Reading them over again myself, I find the following common threads running through them:
Jesus as a normal child
I felt it was important to counter sentiments like, “the little Lord Jesus, no crying he makes,” and so my baby Jesus farts, and my two year old Jesus is very terrible two, and my twelve year old Jesus not especially good with his hands. (A trait that I have persist into his adulthood.)
Joseph as a non-hero
Let’s never forget that, until he was visited by the angel, Joseph was planning to have Mary put away privately. This is often spun as a noble act (because he could have done much worse to her) and this is true, but it’s also true he could have done much better. Let’s also remember that, in accordance with the customs of the times, he was probably much older than Mary, and that the notion of romantic love wouldn’t be invented until centuries later.
As I reread these plays, I see that the weak link in my portrayals is Mary. She’s a mystery I failed to fully plumb. I did make a good start in the play of her name, as I tried to convey just how odd the Magnificat is, how unlike our usual impression of the mild and meek Mary is the voice that informs that poem (and turns it into good poetry, in contrast to Zechariah’s routine Song.) However, there were other mysteries surrounding Mary that I didn’t explore sufficiently: such as why she apparently didn’t tell Joseph about the visit of the angel and the Holy Spirit, but waited until “she was found to be pregnant.”

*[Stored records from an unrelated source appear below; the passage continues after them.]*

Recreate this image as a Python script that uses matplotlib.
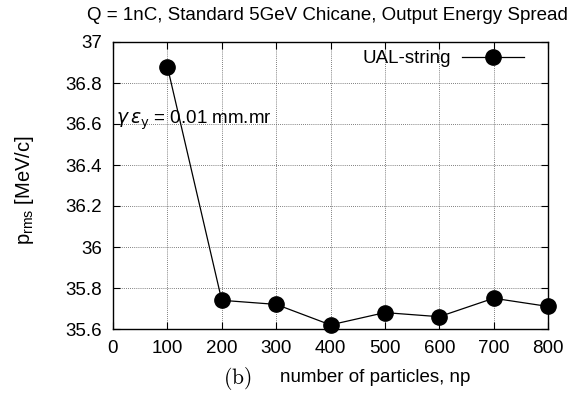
import matplotlib
matplotlib.use('Agg')
import matplotlib.pyplot as plt

plt.rcParams['font.family'] = ['Liberation Sans', 'DejaVu Sans']
plt.rcParams['mathtext.fontset'] = 'custom'
plt.rcParams['mathtext.rm'] = 'Liberation Sans'
plt.rcParams['mathtext.it'] = 'Liberation Sans:italic'

# 数据
n_particles = [100, 200, 300, 400, 500, 600, 700, 800]
p_rms = [36.88, 35.74, 35.72, 35.62, 35.68, 35.66, 35.75, 35.71]
x_ticks = [0, 100, 200, 300, 400, 500, 600, 700, 800]
y_ticks = [35.6, 35.8, 36.0, 36.2, 36.4, 36.6, 36.8, 37.0]
y_tick_labels = ['35.6', '35.8', '36', '36.2', '36.4', '36.6', '36.8', '37']

W, H = 579, 397
fig = plt.figure(figsize=(W / 100, H / 100), dpi=100)
ax = fig.add_axes([113 / W, 1 - 329 / H, 435 / W, 287 / H])

ax.plot(n_particles, p_rms, color='black', lw=0.9, marker='o', ms=11,
        mfc='black', mec='black', label='UAL-string', clip_on=False, zorder=3)

ax.set_xlim(0, 800)
ax.set_ylim(35.6, 37)
ax.set_xticks(x_ticks)
ax.set_yticks(y_ticks)
ax.set_yticklabels(y_tick_labels)
ax.tick_params(direction='in', length=5, width=0.8, top=True, right=True,
               labelsize=13.5, pad=8, colors='black')
ax.grid(True, ls=(0, (1, 1.5)), color='#555555', lw=0.6)
for s in ax.spines.values():
    s.set_linewidth(1.0)

# 标题和坐标轴标签
fig.text(327 / W, 1 - 20 / H, 'Q = 1nC, Standard 5GeV Chicane, Output Energy Spread',
         fontsize=13.5, ha='center', va='baseline')
fig.text(24 / W, 1 - 190 / H, r'p$_{\rm rms}$ [MeV/c]', fontsize=14.5,
         rotation=90, ha='center', va='center')
fig.text(237 / W, 1 - 378 / H, r'$(\mathrm{b})$', math_fontfamily='cm', fontsize=15.5,
         ha='center', va='center')
fig.text(280 / W, 1 - 382 / H, 'number of particles, np', fontsize=13.5,
         ha='left', va='baseline')

ax.text(5, 36.603, r'$\gamma\,\varepsilon_{\rm y}$ = 0.01 mm.mr', fontsize=13.5,
        ha='left', va='baseline', math_fontfamily='dejavusans')

leg = ax.legend(loc='upper right', bbox_to_anchor=(0.945, 0.972), frameon=False,
                fontsize=13.5, markerfirst=False, handlelength=3.3,
                borderaxespad=0, borderpad=0, handletextpad=0.6)

plt.savefig('out.png', dpi=100)
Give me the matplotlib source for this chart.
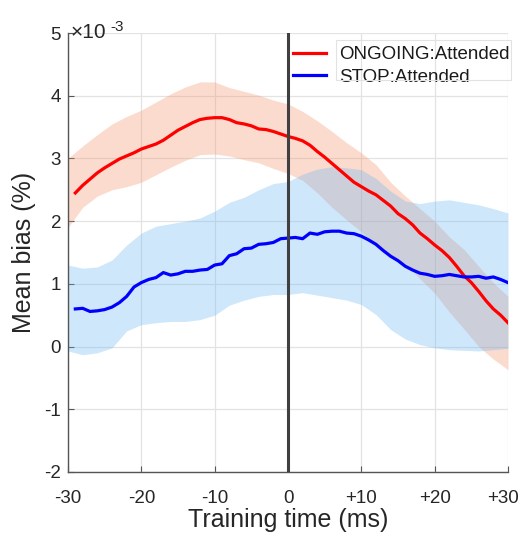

In every play, there’s a character that speaks for the sacred and numimous, for the mystery of the Kingdom. In “Out of Egypt”, it was the gypsy woman. In “Joseph”, it was the offstage angel. In “Mary”, it was Mary herself when in the grip of whatever it was that spoke the Magnificat through her, as well as Elizabeth as she uttered her own involuntary prophecy concerning the child Mary bore. In “Jesus”, that role is taken mostly by the Temple prophetesss Anna, and also partly by the 13 year old John the Baptist.
Those darn O.T. interpretations
One of the oddest things about the Gospel accounts is the use they make of Old Testament prophecy. It’s as if they were operating on a slightly different set of logical rules than the ones we usually use. I tried to call this out in both “Joseph” and “Out of Egypt”, and play on the idea in “Jesus” by making almost every OT quote he utters not quite apropos to the situation he applies it to.
* There are two other Gospel accounts of the family, the visit of the shepherds and the visit of the magi, but my original plan for The Wineskin Project was to cover only the regular Sunday readings. If I ever decide to go beyond that, it won’t happen for a while, and the plays might be written primarily from the point of view of the shepherds and the magi, anyway.